Gluten Sensitivity May Also Harm Your Brain
Dr. Perlmutter stresses that gluten sensitivity is involved in most chronic disease, including those affecting your brain, because of how gluten affects your immune system. Unfortunately, many people, physicians included, still believe that if you don’t have celiac disease or digestive symptoms, gluten is fair game and you can eat as much of it as you like.
Full-blown celiac disease, which is an extreme form of immune-mediated gluten sensitivity primarily affecting the small intestine, affects an estimated 1.8 percent of people in Western cultures. But non-celiac gluten sensitivity may actually affect as much as 30 to 40 percent of all people, and according to Dr. Alessio Fasano at Massachusetts General Hospital, virtually all of us are affected to some degree.
This is because we all create something called zonulin in the intestine in response to gluten. These difficult to digest proteins known as prolamines, found in wheat, barley, and rye, make your gut more permeable, which allows undigested proteins to get into your bloodstream that would otherwise have been excluded. That then sensitizes your immune system and promotes inflammation and autoimmunity.
According to Dr. Perlmutter, much of our current disease burden stems from the fact that we are contaminating our immune systems with proteins to which the human immune system has never, in the history of humankind, been previously exposed to. I believe another major factor is the development of genetically engineered (GE) grains, which are now pervasive in most processed foods sold in the US.

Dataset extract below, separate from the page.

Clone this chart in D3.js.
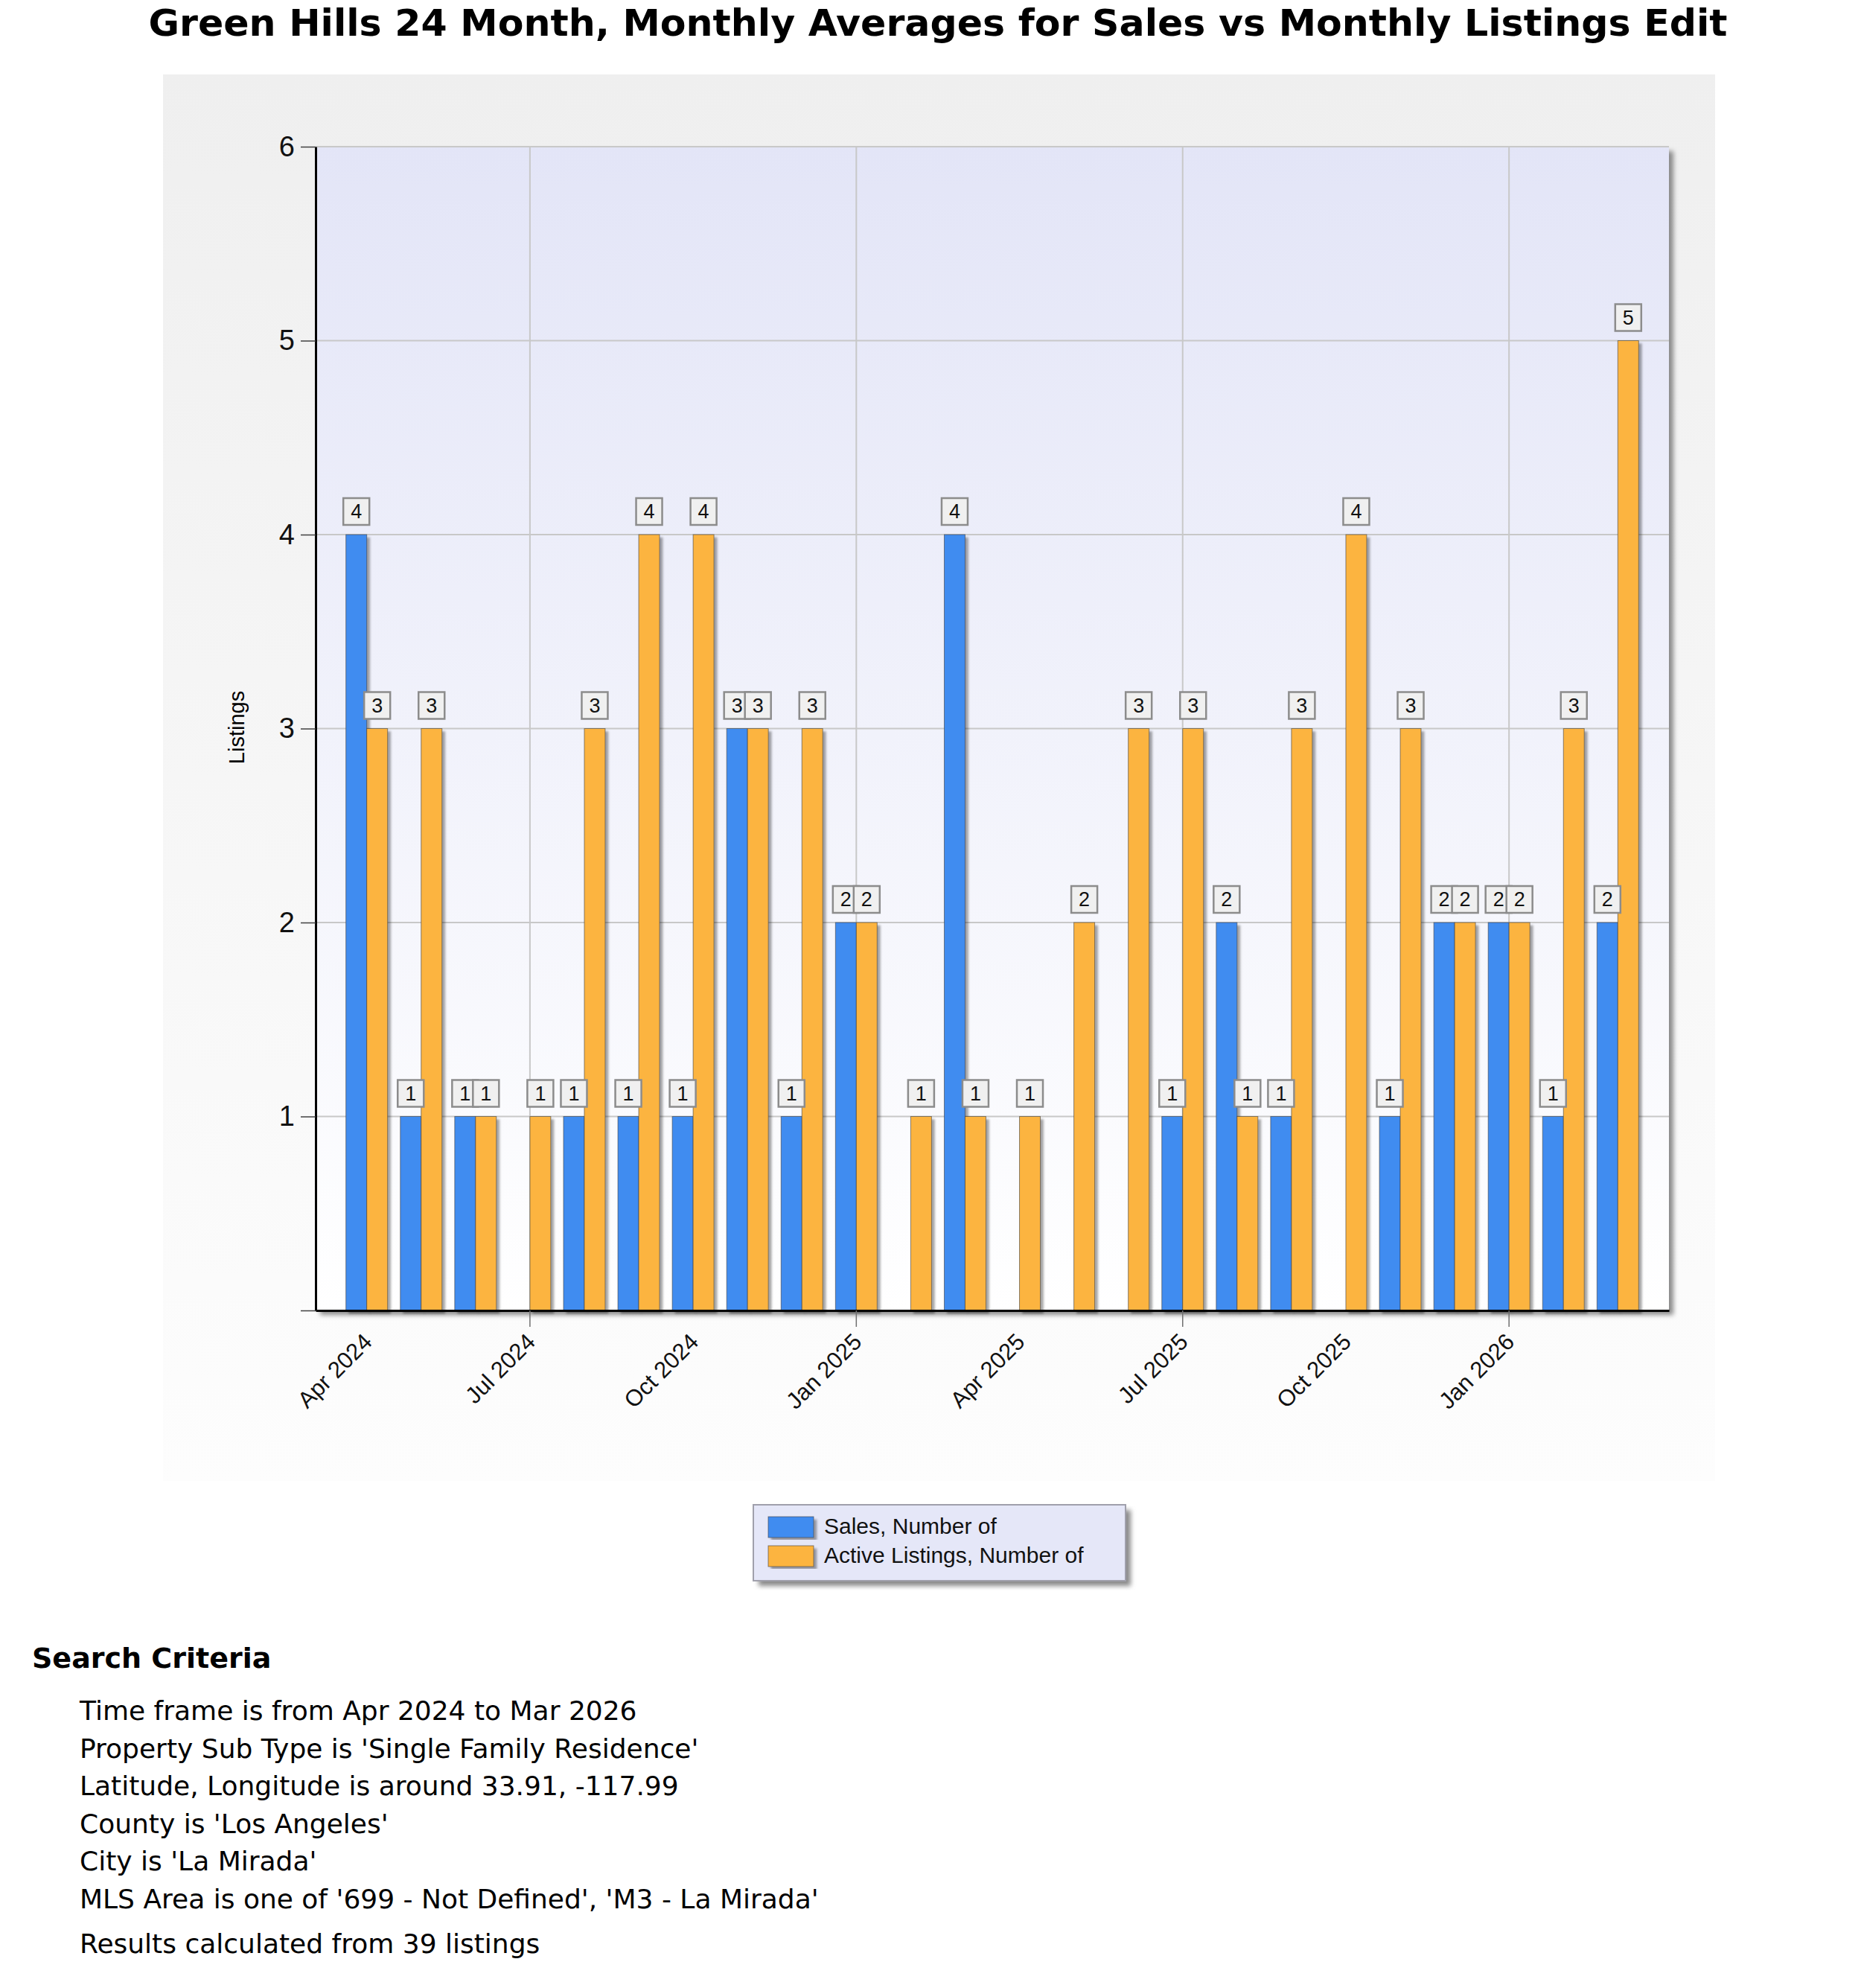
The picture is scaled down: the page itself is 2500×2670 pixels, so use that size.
<!DOCTYPE html>
<html>
<head>
<meta charset="utf-8">
<script src="https://cdn.jsdelivr.net/npm/d3@7"></script>
<style>
  body { margin: 0; background: #fff; }
  svg { display: block; }
</style>
</head>
<body>
<div id="chart"></div>
<script>
// ---------- data ----------
const months = [
  "Apr 2024", "May 2024", "Jun 2024", "Jul 2024", "Aug 2024", "Sep 2024",
  "Oct 2024", "Nov 2024", "Dec 2024", "Jan 2025", "Feb 2025", "Mar 2025",
  "Apr 2025", "May 2025", "Jun 2025", "Jul 2025", "Aug 2025", "Sep 2025",
  "Oct 2025", "Nov 2025", "Dec 2025", "Jan 2026", "Feb 2026", "Mar 2026"
];
const sales  = [4, 1, 1, 0, 1, 1, 1, 3, 1, 2, 0, 4, 0, 0, 0, 1, 2, 1, 0, 1, 2, 2, 1, 2];
const active = [3, 3, 1, 1, 3, 4, 4, 3, 3, 2, 1, 1, 1, 2, 3, 3, 1, 3, 4, 3, 2, 2, 3, 5];
const seriesNames = ["Sales, Number of", "Active Listings, Number of"];
const yTicks = [0, 1, 2, 3, 4, 5, 6];
const labelMonths = months.filter((m, i) => i % 3 === 0);
const gridMonths = months.filter((m, i) => i % 6 === 3);

const chartTitle = "Green Hills 24 Month, Monthly Averages for Sales vs Monthly Listings Edit";
const yTitle = "Listings";
const criteriaTitle = "Search Criteria";
const criteria = [
  "Time frame is from Apr 2024 to Mar 2026",
  "Property Sub Type is 'Single Family Residence'",
  "Latitude, Longitude is around 33.91, -117.99",
  "County is 'Los Angeles'",
  "City is 'La Mirada'",
  "MLS Area is one of '699 - Not Defined', 'M3 - La Mirada'"
];
const footnote = "Results calculated from 39 listings";

// ---------- layout ----------
const W = 2500, H = 2670;
const panel = { x: 219, y: 100, w: 2085, h: 1889 };
const plot = { left: 424, right: 2242, top: 197, bottom: 1760 };
const colors = ["#418CF0", "#FCB441"];
const sans = "Arial, 'Liberation Sans', sans-serif";
const verdana = "Verdana, 'DejaVu Sans', sans-serif";

const svg = d3.select("#chart").append("svg")
  .attr("width", W).attr("height", H)
  .attr("viewBox", `0 0 ${W} ${H}`);

const defs = svg.append("defs");
const pg = defs.append("linearGradient").attr("id", "panelGrad").attr("x1", 0).attr("y1", 0).attr("x2", 0).attr("y2", 1);
pg.append("stop").attr("offset", "0%").attr("stop-color", "#efefef");
pg.append("stop").attr("offset", "100%").attr("stop-color", "#fdfdfd");
const ag = defs.append("linearGradient").attr("id", "plotGrad").attr("x1", 0).attr("y1", 0).attr("x2", 0).attr("y2", 1);
ag.append("stop").attr("offset", "0%").attr("stop-color", "#e3e5f7");
ag.append("stop").attr("offset", "100%").attr("stop-color", "#ffffff");
defs.append("filter").attr("id", "blur").attr("x", "-5%").attr("y", "-5%").attr("width", "110%").attr("height", "110%")
  .append("feGaussianBlur").attr("stdDeviation", 3);
defs.append("filter").attr("id", "barShadow").attr("x", "-50%").attr("y", "-10%").attr("width", "200%").attr("height", "120%")
  .append("feDropShadow").attr("dx", 4).attr("dy", 4).attr("stdDeviation", 1.5)
  .attr("flood-color", "#000").attr("flood-opacity", 0.35);

// ---------- title ----------
const title = svg.append("text")
  .attr("x", 1260).attr("y", 48)
  .attr("text-anchor", "middle")
  .style("font-family", verdana).style("font-weight", "bold").style("font-size", "46px")
  .text(chartTitle);
// fit to the reference width
const tLen = title.node().getComputedTextLength();
title.style("font-size", (46 * 2122 / tLen).toFixed(1) + "px");

// ---------- panel + plot background ----------
svg.append("rect").attr("x", panel.x).attr("y", panel.y).attr("width", panel.w).attr("height", panel.h)
  .attr("fill", "url(#panelGrad)");

svg.append("rect")
  .attr("x", plot.left + 6).attr("y", plot.top + 6)
  .attr("width", plot.right - plot.left).attr("height", plot.bottom - plot.top)
  .attr("fill", "#8a8a8a").attr("filter", "url(#blur)");
svg.append("rect")
  .attr("x", plot.left).attr("y", plot.top)
  .attr("width", plot.right - plot.left).attr("height", plot.bottom - plot.top)
  .attr("fill", "url(#plotGrad)");

// ---------- scales ----------
const x0 = d3.scaleBand().domain(months).range([plot.left, plot.right])
  .paddingInner(0.234).paddingOuter(0.557);
const x1 = d3.scaleBand().domain([0, 1]).range([0, x0.bandwidth()]);
const y = d3.scaleLinear().domain([0, 6]).range([plot.bottom, plot.top]);

// ---------- grid ----------
const grid = svg.append("g").attr("stroke", "#c8c8c8").attr("stroke-width", 2);
grid.selectAll("line.h").data(yTicks.filter(d => d > 0)).join("line")
  .attr("class", "h")
  .attr("x1", plot.left).attr("x2", plot.right)
  .attr("y1", d => y(d)).attr("y2", d => y(d));
grid.selectAll("line.v").data(gridMonths).join("line")
  .attr("class", "v")
  .attr("x1", d => x0(d) + x0.bandwidth() / 2).attr("x2", d => x0(d) + x0.bandwidth() / 2)
  .attr("y1", plot.top).attr("y2", plot.bottom);

// ---------- bars ----------
const series = [sales, active];
series.forEach((vals, s) => {
  svg.append("g").attr("filter", "url(#barShadow)")
    .selectAll("rect").data(months.map((m, i) => ({ m, v: vals[i] })).filter(d => d.v > 0))
    .join("rect")
    .attr("x", d => x0(d.m) + x1(s))
    .attr("y", d => y(d.v))
    .attr("width", x1.bandwidth())
    .attr("height", d => y(0) - y(d.v))
    .attr("fill", colors[s])
    .attr("stroke", "rgba(60,60,60,0.6)").attr("stroke-width", 1);
});

// ---------- axes ----------
const yAxis = svg.append("g")
  .attr("transform", `translate(${plot.left},0)`)
  .call(d3.axisLeft(y).tickValues(yTicks).tickSize(20).tickSizeOuter(0).tickPadding(8)
    .tickFormat(d => d === 0 ? "" : d));
yAxis.select(".domain").attr("stroke", "#000").attr("stroke-width", 3);
yAxis.selectAll(".tick line").attr("stroke", "#404040").attr("stroke-width", 1.5);
yAxis.selectAll(".tick text").style("font-family", sans).style("font-size", "38px").attr("fill", "#111");

const xAxis = svg.append("g")
  .attr("transform", `translate(0,${plot.bottom})`)
  .call(d3.axisBottom(x0).tickValues(labelMonths).tickSize(22).tickSizeOuter(0));
xAxis.select(".domain").attr("stroke", "#000").attr("stroke-width", 3);
xAxis.selectAll(".tick line")
  .attr("stroke", "#707070").attr("stroke-width", 1.5)
  .attr("opacity", d => gridMonths.includes(d) ? 1 : 0);
xAxis.selectAll(".tick text")
  .attr("x", 0).attr("y", 0).attr("dy", 0)
  .attr("transform", "translate(9,44) rotate(-45)")
  .attr("text-anchor", "end")
  .style("font-family", sans).style("font-size", "31px").attr("fill", "#111");

svg.append("text")
  .attr("transform", "translate(318,977) rotate(-90)")
  .attr("text-anchor", "middle").attr("dominant-baseline", "central")
  .style("font-family", sans).style("font-size", "29px")
  .text(yTitle);

// ---------- value labels ----------
series.forEach((vals, s) => {
  const g = svg.append("g").selectAll("g")
    .data(months.map((m, i) => ({ m, v: vals[i] })).filter(d => d.v > 0))
    .join("g")
    .attr("transform", d => `translate(${x0(d.m) + x1(s) + x1.bandwidth() / 2},${y(d.v) - 31})`);
  g.append("rect")
    .attr("x", -17.5).attr("y", -18).attr("width", 35).attr("height", 36)
    .attr("fill", "#f0f0f0").attr("stroke", "#8c8c8c").attr("stroke-width", 2.5);
  g.append("text")
    .attr("text-anchor", "middle").attr("dominant-baseline", "central")
    .style("font-family", sans).style("font-size", "27px").attr("fill", "#111")
    .text(d => d.v);
});

// ---------- legend ----------
const legend = svg.append("g").attr("transform", "translate(1012,2021)");
legend.append("rect").attr("x", 7).attr("y", 7).attr("width", 500).attr("height", 102)
  .attr("fill", "#8a8a8a").attr("filter", "url(#blur)");
legend.append("rect").attr("width", 500).attr("height", 102)
  .attr("fill", "#e5e7f8").attr("stroke", "#a0a0ac").attr("stroke-width", 2);
const items = legend.selectAll("g.item").data(seriesNames).join("g")
  .attr("class", "item")
  .attr("transform", (d, i) => `translate(20,${16 + i * 39})`);
items.append("rect").attr("width", 61).attr("height", 28)
  .attr("fill", (d, i) => colors[i])
  .attr("stroke", "rgba(60,60,60,0.6)").attr("stroke-width", 1)
  .attr("filter", "url(#barShadow)");
items.append("text").attr("x", 75).attr("y", 23)
  .style("font-family", sans).style("font-size", "30px").attr("fill", "#111")
  .text(d => d);

// ---------- search criteria ----------
svg.append("text").attr("x", 43).attr("y", 2240)
  .style("font-family", verdana).style("font-weight", "bold").style("font-size", "38px")
  .text(criteriaTitle);
svg.append("g").selectAll("text").data(criteria).join("text")
  .attr("x", 107).attr("y", (d, i) => 2310 + i * 50.6)
  .style("font-family", verdana).style("font-size", "36px")
  .text(d => d);
svg.append("text").attr("x", 107).attr("y", 2623)
  .style("font-family", verdana).style("font-size", "36px")
  .text(footnote);
</script>
</body>
</html>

These GE crops create proteins never before encountered in any natural grain or food, so GE grains deliver a double whammy against your immune system. Food allergies clearly appear to be one of the most noticeable side effects of a GE-grain diet. Dr. Perlmutter explains the role of gluten in brain health:
“In terms of gluten consumption, we have come a long way from our understanding that celiac disease exists, and we now recognize that, according to top researchers, non-celiac gluten sensitivity also exists, which may affect 30% of humanity. Marios Hadjivassiliou [MD, department of neurology, Royal Hallamshire Hospital, Sheffield, United Kingdom] has said, so poetically, that gluten sensitivity may at times be a pure neurologic disease that is basically extraintestinal, and that we do not need to have intestinal issues to define gluten sensitivity. In fact, we are now seeing literature that points the finger clearly at gluten sensitivity as a culprit in a variety of neurologic problems, including depression, cognitive dysfunction, seizures, and even headaches.”